Rosconvertgrid::Rosconvertgrid() :
    chatter("chatter"),
    m_ROSInit(false){}

void Rosconvertgrid::callbackRaw() {
    if (!m_ROSInit) 
    {
        std::string ros_master = "192.168.167.80";
        nh.open(ros_master.c_str());
        nh.advertise(chatter);
        m_ROSInit = true; 
    }

    static int i = 1;
    i++;
    std_msgs::String str_msg;
    str_msg.data = QString("Hello %1").arg(i).toStdString();
    chatter.publish(str_msg);
}

Rosconvertgrid::callbackRaw() gets called periodically (10 times a sec) by external function. If i look what happens on wireshark on the windows-pc(rosserial_qt), it looks like rosserial_qt doesnt send data, even there is a established tcp-connection. The 3 sek instead of 1 sek delay to disconnect (FIN-Pakets) is due i changed the attempt time in session.h ... wireshark

1r0b1n0 commented 6 years ago

I tried your example and it is working fine on my computers (i have no disconnections and receive all the messages with rostopic echo /chatter), I added the code below so you can try on your system.

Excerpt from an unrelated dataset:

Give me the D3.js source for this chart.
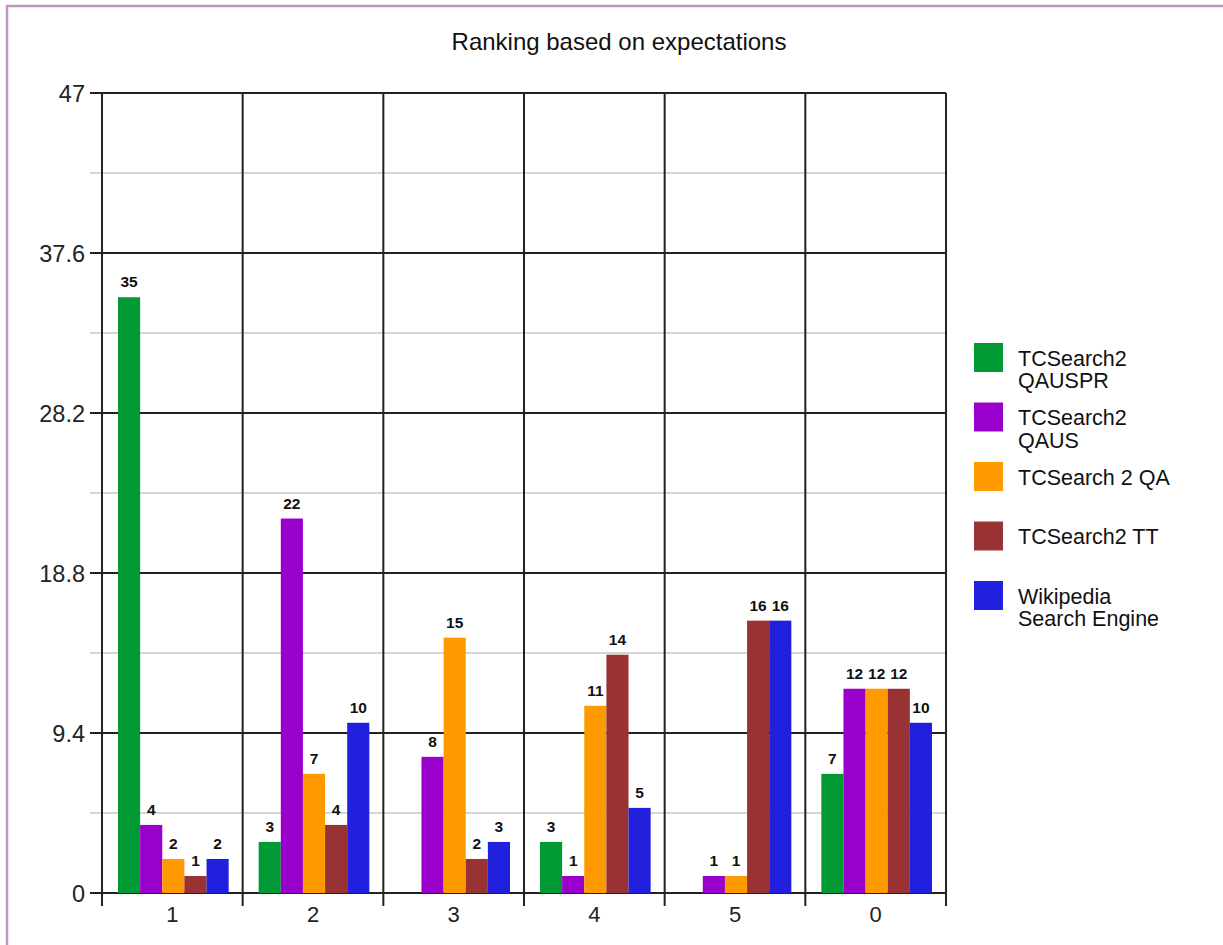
<!DOCTYPE html>
<html>
<head>
<meta charset="utf-8">
<script src="https://cdn.jsdelivr.net/npm/d3@7"></script>
<style>
  body { margin: 0; background: #fff; }
  text { font-family: "Liberation Sans", Arial, sans-serif; }
</style>
</head>
<body>
<div id="chart"></div>
<script>
// chart data
var categories = ["1", "2", "3", "4", "5", "0"];
var seriesNames = ["TCSearch2 QAUSPR", "TCSearch2 QAUS", "TCSearch 2 QA", "TCSearch2 TT", "Wikipedia Search Engine"];
var legendLines = [["TCSearch2", "QAUSPR"], ["TCSearch2", "QAUS"], ["TCSearch 2 QA"], ["TCSearch2 TT"], ["Wikipedia", "Search Engine"]];
var seriesColors = ["#009933", "#9900cc", "#ff9900", "#993333", "#2020dd"];
var qauspr = [35, 3, 0, 3, 0, 7];
var qaus = [4, 22, 8, 1, 1, 12];
var qa = [2, 7, 15, 11, 1, 12];
var tt = [1, 4, 2, 14, 16, 12];
var wiki = [2, 10, 3, 5, 16, 10];
var yTicks = [0, 9.4, 18.8, 28.2, 37.6, 47];
var yMinor = [4.7, 14.1, 23.5, 32.9, 42.3];

var seriesValues = [qauspr, qaus, qa, tt, wiki];

var width = 1223, height = 945;
var plotLeft = 102, plotRight = 946, plotTop = 93, plotBottom = 893;

var svg = d3.select("#chart").append("svg")
    .attr("width", width)
    .attr("height", height);

// outer frame
svg.append("rect")
    .attr("x", 7).attr("y", 6)
    .attr("width", 1240).attr("height", 1000)
    .attr("fill", "none")
    .attr("stroke", "#c096c0")
    .attr("stroke-width", 2.5);

svg.append("text")
    .attr("x", 619).attr("y", 50)
    .attr("text-anchor", "middle")
    .attr("font-size", 24)
    .attr("fill", "#111")
    .text("Ranking based on expectations");

var x = d3.scaleBand().domain(categories).range([plotLeft, plotRight]);
var xInner = d3.scaleBand().domain(d3.range(5)).range([16, x.bandwidth() - 14]);
var y = d3.scaleLinear().domain([0, 47]).range([plotBottom, plotTop]);

// minor grid
svg.selectAll(".minor")
    .data(yMinor)
    .enter().append("line")
    .attr("x1", plotLeft - 12).attr("x2", plotRight)
    .attr("y1", d => y(d)).attr("y2", d => y(d))
    .attr("stroke", "#c8c8c8")
    .attr("stroke-width", 1.5);

// major grid
svg.selectAll(".major")
    .data(yTicks)
    .enter().append("line")
    .attr("x1", plotLeft - 12).attr("x2", plotRight)
    .attr("y1", d => y(d)).attr("y2", d => y(d))
    .attr("stroke", "#222")
    .attr("stroke-width", 2);

// vertical category lines
var bounds = categories.map(c => x(c)).concat([plotRight]);
svg.selectAll(".vline")
    .data(bounds)
    .enter().append("line")
    .attr("x1", d => d).attr("x2", d => d)
    .attr("y1", plotTop).attr("y2", plotBottom + 13)
    .attr("stroke", "#222")
    .attr("stroke-width", 2);

svg.selectAll(".ylab")
    .data(yTicks)
    .enter().append("text")
    .attr("x", plotLeft - 17)
    .attr("y", d => y(d) + 8.5)
    .attr("text-anchor", "end")
    .attr("font-size", 23.5)
    .attr("fill", "#222")
    .text(d => d);

svg.selectAll(".xlab")
    .data(categories)
    .enter().append("text")
    .attr("x", d => x(d) + x.bandwidth() / 2)
    .attr("y", plotBottom + 29)
    .attr("text-anchor", "middle")
    .attr("font-size", 22)
    .attr("fill", "#222")
    .text(d => d);

// bars
var groups = svg.selectAll(".grp")
    .data(categories)
    .enter().append("g")
    .attr("transform", d => "translate(" + x(d) + ",0)");

seriesValues.forEach(function (vals, s) {
    groups.append("rect")
        .attr("x", xInner(s))
        .attr("width", xInner.bandwidth())
        .attr("y", (d, i) => y(vals[i]))
        .attr("height", (d, i) => plotBottom - y(vals[i]))
        .attr("fill", seriesColors[s]);

    groups.filter((d, i) => vals[i] > 0).append("text")
        .attr("x", xInner(s) + xInner.bandwidth() / 2)
        .attr("y", d => y(vals[categories.indexOf(d)]) - 10)
        .attr("text-anchor", "middle")
        .attr("font-size", 15.5)
        .attr("font-weight", "bold")
        .attr("fill", "#111")
        .text(d => vals[categories.indexOf(d)]);
});

// legend
var legend = svg.selectAll(".leg")
    .data(seriesNames)
    .enter().append("g")
    .attr("transform", (d, i) => "translate(974," + (343 + i * 59.5) + ")");

legend.append("rect")
    .attr("width", 29).attr("height", 29)
    .attr("fill", (d, i) => seriesColors[i]);

legend.append("text")
    .attr("x", 44)
    .attr("y", 22.5)
    .attr("font-size", 21.5)
    .attr("fill", "#111")
    .selectAll("tspan")
    .data((d, i) => legendLines[i])
    .enter().append("tspan")
    .attr("x", 44)
    .attr("dy", (d, j) => j === 0 ? 0 : 22.5)
    .text(d => d);
</script>
</body>
</html>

Is your callback called from the same thread as Qt ? The publish() method is not thread-safe. (if it is not you could use QMetaObject::invokeMethod with a Qt::QueuedConnection)

Windows side :

#include <QCoreApplication>
#include <Qtimer>
#include "ros/ros.h"
#include "ros/publisher.h"
#include "std_msgs/String.h"

using std::string;

class Rosconvertgrid{
public:
    Rosconvertgrid():
        chatter("chatter"),
        m_ROSInit(false){}

    void callbackRaw(){
        if (!m_ROSInit)
        {
            std::string ros_master = "192.168.0.56";
            nh.open(ros_master.c_str());
            nh.advertise(chatter);
            m_ROSInit = true;
        }

        static int i = 1;
        i++;
        std_msgs::String str_msg;
        str_msg.data = QString("Hello %1").arg(i).toStdString();
        chatter.publish(str_msg);
    }

private:
    ros::Publisher< std_msgs::String > chatter;
    ros::NodeHandle nh;
    bool    m_ROSInit;
};

int main(int argc, char *argv[])
{
    QCoreApplication app(argc, argv);
    Rosconvertgrid *rosconvertgrid = new Rosconvertgrid();

    QTimer *timer = new QTimer();
    timer->connect(
        timer, &QTimer::timeout,
        [rosconvertgrid]() { rosconvertgrid->callbackRaw(); }
    );
    timer->start(1000);

    return app.exec();
}

Server launch :

<launch>
  <node pkg="rosserial_server" type="socket_node" name="rosserial_server">
    <param name="msg_length_bytes" value="4"/>
    <param name="buffer_size" value="1000000"/>
    <param name="tcp_nodelay" value="false"/>
  </node>
  <node pkg="rosserial_python" type="message_info_service.py" name="rosserial_message_info" />
</launch>
julled commented 6 years ago

Thanks for the basic example. It looks like the tcp pakets gets blocked after sending via the qt tcpssocket. I am running out of ideas on what might be the problem, as i observed this problem with different errors on two different windows machines. I was switching over to a udpsocket and it worked like a charm. Maybe its better for my usecase as its faster anyway.

julled commented 6 years ago

It turned out UDP wasnt a solution for us, as the message length of a UDP packet is 16 bit maximum. Thus we needed to get back to TCP, as it automatically splits the data in multiple packages. To get it working at our project, we needed to proceed as you proposed. We needed to connect node_handle with RosQTSocket by using the SignalSlot System to get it running. We emit a Signal with the constructed message in node_handle for a slot at the write function in RosQTSocket. Thank you for all your help!